#### Requirement
Could you retype the lines below, starting at the line holding "Rebuild this chart as a web" and stopping at the line holding "const yName = 'Crop Yield Change (%)';", inclusive? Copy them exactly and drop the images.

Plotting code records
— begin —

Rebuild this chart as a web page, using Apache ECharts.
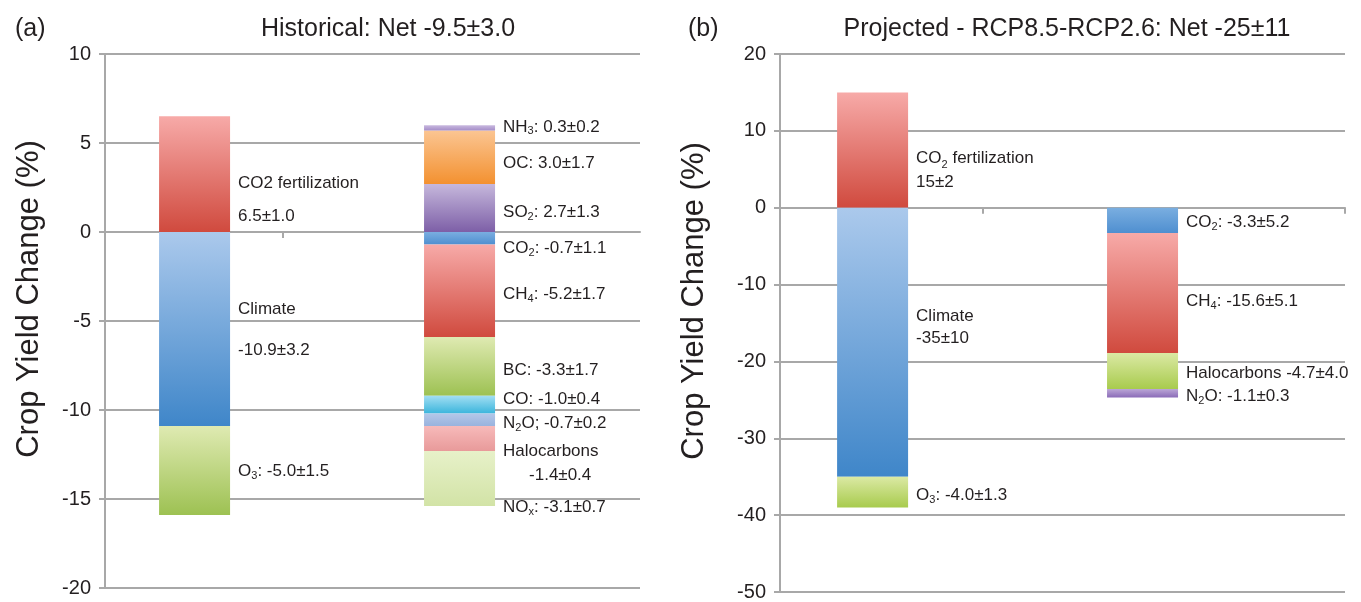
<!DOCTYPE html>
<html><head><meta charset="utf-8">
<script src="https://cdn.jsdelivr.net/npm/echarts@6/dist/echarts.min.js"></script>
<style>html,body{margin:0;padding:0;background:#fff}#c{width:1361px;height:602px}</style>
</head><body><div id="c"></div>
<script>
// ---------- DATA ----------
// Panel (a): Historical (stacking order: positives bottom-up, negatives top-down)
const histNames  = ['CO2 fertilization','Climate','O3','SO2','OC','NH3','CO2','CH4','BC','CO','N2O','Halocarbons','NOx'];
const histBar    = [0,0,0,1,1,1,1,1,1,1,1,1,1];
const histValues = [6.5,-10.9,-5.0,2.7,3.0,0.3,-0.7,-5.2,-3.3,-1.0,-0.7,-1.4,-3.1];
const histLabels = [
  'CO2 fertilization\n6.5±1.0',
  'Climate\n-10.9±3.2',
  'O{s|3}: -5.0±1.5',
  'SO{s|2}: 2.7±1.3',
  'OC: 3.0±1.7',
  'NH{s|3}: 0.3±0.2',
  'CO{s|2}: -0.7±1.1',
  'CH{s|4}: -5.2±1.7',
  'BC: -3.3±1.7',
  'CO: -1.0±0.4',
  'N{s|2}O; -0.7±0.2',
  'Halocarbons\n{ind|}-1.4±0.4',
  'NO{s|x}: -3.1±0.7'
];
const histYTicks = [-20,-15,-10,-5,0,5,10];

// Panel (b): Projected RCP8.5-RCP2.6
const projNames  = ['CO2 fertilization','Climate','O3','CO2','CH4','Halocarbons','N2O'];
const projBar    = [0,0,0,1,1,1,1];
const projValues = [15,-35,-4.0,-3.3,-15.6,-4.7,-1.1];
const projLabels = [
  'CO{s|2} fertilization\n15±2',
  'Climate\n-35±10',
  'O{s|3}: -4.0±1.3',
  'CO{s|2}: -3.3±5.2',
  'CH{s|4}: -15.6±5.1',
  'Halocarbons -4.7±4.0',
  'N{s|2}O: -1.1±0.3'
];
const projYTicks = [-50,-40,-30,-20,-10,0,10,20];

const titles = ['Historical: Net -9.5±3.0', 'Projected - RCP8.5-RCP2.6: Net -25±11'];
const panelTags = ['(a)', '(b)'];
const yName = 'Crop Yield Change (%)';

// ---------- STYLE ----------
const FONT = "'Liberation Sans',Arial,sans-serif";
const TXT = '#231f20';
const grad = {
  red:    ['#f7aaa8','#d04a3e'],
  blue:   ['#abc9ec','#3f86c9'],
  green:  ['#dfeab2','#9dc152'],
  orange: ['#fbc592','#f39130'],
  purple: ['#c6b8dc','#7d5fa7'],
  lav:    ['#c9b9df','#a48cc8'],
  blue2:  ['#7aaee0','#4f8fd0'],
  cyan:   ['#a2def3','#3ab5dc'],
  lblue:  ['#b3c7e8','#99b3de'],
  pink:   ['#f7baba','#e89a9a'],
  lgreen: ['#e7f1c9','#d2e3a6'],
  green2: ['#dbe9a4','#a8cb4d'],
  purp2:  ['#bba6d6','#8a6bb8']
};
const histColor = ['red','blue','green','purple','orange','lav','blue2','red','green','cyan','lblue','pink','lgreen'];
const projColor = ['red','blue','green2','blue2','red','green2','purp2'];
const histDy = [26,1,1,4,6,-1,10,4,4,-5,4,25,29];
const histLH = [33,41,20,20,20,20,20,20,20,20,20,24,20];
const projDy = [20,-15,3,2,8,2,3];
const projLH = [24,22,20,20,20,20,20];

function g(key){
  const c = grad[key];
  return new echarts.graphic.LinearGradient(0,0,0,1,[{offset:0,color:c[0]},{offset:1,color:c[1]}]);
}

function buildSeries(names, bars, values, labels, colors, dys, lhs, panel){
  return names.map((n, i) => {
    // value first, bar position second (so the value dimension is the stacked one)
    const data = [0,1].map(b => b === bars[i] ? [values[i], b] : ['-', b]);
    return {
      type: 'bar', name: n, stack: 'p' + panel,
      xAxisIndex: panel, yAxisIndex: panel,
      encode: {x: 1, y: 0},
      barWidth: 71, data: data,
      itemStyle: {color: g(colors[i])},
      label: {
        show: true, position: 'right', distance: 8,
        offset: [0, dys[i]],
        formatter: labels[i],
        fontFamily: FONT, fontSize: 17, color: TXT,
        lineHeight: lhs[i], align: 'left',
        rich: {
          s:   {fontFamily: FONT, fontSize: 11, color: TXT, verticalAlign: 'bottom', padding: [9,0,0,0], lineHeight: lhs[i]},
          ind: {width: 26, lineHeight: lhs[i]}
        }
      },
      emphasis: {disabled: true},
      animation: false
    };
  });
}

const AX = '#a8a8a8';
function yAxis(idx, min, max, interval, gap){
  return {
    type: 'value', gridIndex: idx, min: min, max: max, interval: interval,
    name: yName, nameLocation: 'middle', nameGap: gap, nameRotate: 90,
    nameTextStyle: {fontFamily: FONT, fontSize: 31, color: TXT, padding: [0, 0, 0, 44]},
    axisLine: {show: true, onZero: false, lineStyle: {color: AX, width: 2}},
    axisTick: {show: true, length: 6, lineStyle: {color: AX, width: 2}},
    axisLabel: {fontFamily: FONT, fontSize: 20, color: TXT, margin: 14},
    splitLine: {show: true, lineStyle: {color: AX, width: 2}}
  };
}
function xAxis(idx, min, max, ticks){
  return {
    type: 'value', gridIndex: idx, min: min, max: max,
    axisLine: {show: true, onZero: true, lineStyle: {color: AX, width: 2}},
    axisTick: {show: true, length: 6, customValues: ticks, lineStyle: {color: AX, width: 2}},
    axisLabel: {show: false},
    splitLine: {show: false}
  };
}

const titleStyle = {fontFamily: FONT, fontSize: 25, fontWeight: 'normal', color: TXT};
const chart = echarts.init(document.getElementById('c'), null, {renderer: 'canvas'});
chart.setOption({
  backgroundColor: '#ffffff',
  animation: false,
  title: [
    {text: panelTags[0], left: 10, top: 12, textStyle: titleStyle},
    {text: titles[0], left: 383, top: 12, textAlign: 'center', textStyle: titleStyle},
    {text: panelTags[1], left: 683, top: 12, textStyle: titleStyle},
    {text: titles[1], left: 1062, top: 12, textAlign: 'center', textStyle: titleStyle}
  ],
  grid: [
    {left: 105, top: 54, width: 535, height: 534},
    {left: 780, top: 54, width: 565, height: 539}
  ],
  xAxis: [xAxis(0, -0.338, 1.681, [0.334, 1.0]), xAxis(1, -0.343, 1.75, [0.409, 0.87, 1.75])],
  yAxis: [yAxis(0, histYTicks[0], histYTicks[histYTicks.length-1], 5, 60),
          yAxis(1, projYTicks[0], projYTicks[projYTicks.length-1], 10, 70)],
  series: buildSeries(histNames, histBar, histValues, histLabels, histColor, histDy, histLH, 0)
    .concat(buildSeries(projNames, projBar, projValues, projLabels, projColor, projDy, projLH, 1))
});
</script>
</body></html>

— end —
— begin —

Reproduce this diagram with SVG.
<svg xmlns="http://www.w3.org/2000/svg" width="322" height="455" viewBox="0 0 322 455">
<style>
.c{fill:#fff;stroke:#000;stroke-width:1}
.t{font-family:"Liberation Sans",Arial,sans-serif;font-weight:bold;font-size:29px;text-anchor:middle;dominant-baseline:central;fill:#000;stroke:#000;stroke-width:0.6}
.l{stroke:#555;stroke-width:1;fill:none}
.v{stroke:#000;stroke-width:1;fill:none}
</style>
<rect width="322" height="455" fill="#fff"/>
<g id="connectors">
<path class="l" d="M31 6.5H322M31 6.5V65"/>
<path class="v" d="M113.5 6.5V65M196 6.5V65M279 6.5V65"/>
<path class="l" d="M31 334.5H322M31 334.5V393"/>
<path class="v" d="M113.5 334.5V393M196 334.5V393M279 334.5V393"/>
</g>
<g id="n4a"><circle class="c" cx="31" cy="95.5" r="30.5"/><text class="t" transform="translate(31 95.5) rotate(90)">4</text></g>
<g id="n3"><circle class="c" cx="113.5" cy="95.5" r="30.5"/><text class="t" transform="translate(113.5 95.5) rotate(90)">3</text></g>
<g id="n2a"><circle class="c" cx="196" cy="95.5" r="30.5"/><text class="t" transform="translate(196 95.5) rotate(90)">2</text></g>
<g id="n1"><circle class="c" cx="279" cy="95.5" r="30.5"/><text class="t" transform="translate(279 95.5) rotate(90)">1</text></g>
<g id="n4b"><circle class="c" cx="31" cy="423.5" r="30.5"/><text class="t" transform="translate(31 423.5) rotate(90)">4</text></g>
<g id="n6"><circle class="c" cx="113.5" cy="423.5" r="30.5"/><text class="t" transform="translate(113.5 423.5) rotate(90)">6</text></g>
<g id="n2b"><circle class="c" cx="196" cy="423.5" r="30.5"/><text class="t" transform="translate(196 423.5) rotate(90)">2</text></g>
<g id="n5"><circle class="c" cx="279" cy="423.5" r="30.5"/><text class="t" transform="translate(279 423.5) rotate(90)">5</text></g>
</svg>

— end —
— begin —

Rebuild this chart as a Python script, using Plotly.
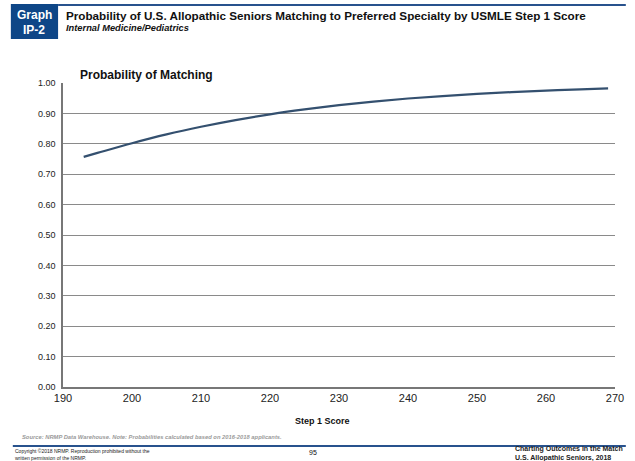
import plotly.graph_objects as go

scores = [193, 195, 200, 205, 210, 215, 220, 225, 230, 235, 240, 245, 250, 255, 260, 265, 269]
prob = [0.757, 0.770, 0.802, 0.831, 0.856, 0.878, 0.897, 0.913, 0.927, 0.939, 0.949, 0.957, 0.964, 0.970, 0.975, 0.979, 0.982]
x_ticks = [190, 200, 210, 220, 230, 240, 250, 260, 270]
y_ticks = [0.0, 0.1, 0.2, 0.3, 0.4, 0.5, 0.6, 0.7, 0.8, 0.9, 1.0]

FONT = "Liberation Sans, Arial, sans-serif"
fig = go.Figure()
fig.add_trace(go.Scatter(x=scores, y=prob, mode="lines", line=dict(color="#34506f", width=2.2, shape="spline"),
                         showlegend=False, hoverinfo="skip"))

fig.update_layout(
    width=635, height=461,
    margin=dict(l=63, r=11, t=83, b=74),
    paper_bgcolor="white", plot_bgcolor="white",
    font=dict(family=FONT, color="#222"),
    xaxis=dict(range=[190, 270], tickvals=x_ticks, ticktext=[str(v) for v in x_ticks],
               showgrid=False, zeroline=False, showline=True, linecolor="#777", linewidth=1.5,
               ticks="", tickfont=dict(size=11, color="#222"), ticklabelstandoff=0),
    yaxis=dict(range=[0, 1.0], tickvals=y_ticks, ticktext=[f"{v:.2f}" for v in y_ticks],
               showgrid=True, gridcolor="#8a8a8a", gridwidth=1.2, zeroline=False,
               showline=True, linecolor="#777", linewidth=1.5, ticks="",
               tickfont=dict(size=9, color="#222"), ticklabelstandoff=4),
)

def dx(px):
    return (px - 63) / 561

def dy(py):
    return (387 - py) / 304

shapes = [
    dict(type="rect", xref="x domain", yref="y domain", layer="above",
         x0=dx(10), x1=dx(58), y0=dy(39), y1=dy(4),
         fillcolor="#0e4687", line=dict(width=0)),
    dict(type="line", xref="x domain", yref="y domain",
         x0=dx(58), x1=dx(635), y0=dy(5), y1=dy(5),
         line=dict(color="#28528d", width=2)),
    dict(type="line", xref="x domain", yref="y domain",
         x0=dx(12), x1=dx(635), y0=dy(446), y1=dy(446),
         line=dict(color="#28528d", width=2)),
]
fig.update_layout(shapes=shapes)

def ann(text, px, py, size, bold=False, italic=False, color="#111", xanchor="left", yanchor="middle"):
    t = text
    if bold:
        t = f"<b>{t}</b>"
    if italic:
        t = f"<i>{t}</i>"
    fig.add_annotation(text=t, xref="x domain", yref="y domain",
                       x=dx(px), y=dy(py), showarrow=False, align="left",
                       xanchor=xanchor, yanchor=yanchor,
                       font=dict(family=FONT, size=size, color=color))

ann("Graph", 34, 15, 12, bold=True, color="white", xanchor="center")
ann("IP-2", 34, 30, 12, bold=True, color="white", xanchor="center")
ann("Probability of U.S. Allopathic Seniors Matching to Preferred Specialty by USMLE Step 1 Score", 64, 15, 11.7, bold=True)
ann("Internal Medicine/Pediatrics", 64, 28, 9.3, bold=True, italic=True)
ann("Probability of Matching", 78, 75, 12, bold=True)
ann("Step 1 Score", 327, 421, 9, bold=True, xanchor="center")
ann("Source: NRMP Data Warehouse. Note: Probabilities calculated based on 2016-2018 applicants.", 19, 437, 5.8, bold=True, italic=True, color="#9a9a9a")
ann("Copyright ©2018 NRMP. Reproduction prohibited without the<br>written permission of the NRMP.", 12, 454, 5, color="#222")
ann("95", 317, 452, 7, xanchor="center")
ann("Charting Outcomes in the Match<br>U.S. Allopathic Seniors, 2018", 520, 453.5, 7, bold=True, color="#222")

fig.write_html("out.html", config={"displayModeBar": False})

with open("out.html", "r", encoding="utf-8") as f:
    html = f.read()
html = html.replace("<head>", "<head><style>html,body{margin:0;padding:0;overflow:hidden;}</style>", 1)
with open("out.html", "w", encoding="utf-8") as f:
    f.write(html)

— end —

#### Solution for this exercise
Rebuild this chart as a web page, using Apache ECharts.
<!DOCTYPE html>
<html><head><meta charset="utf-8">
<script src="https://cdn.jsdelivr.net/npm/echarts@6/dist/echarts.min.js"></script>
<style>html,body{margin:0;padding:0;background:#fff}#c{width:1361px;height:602px}</style>
</head><body><div id="c"></div>
<script>
// ---------- DATA ----------
// Panel (a): Historical (stacking order: positives bottom-up, negatives top-down)
const histNames  = ['CO2 fertilization','Climate','O3','SO2','OC','NH3','CO2','CH4','BC','CO','N2O','Halocarbons','NOx'];
const histBar    = [0,0,0,1,1,1,1,1,1,1,1,1,1];
const histValues = [6.5,-10.9,-5.0,2.7,3.0,0.3,-0.7,-5.2,-3.3,-1.0,-0.7,-1.4,-3.1];
const histLabels = [
  'CO2 fertilization\n6.5±1.0',
  'Climate\n-10.9±3.2',
  'O{s|3}: -5.0±1.5',
  'SO{s|2}: 2.7±1.3',
  'OC: 3.0±1.7',
  'NH{s|3}: 0.3±0.2',
  'CO{s|2}: -0.7±1.1',
  'CH{s|4}: -5.2±1.7',
  'BC: -3.3±1.7',
  'CO: -1.0±0.4',
  'N{s|2}O; -0.7±0.2',
  'Halocarbons\n{ind|}-1.4±0.4',
  'NO{s|x}: -3.1±0.7'
];
const histYTicks = [-20,-15,-10,-5,0,5,10];

// Panel (b): Projected RCP8.5-RCP2.6
const projNames  = ['CO2 fertilization','Climate','O3','CO2','CH4','Halocarbons','N2O'];
const projBar    = [0,0,0,1,1,1,1];
const projValues = [15,-35,-4.0,-3.3,-15.6,-4.7,-1.1];
const projLabels = [
  'CO{s|2} fertilization\n15±2',
  'Climate\n-35±10',
  'O{s|3}: -4.0±1.3',
  'CO{s|2}: -3.3±5.2',
  'CH{s|4}: -15.6±5.1',
  'Halocarbons -4.7±4.0',
  'N{s|2}O: -1.1±0.3'
];
const projYTicks = [-50,-40,-30,-20,-10,0,10,20];

const titles = ['Historical: Net -9.5±3.0', 'Projected - RCP8.5-RCP2.6: Net -25±11'];
const panelTags = ['(a)', '(b)'];
const yName = 'Crop Yield Change (%)';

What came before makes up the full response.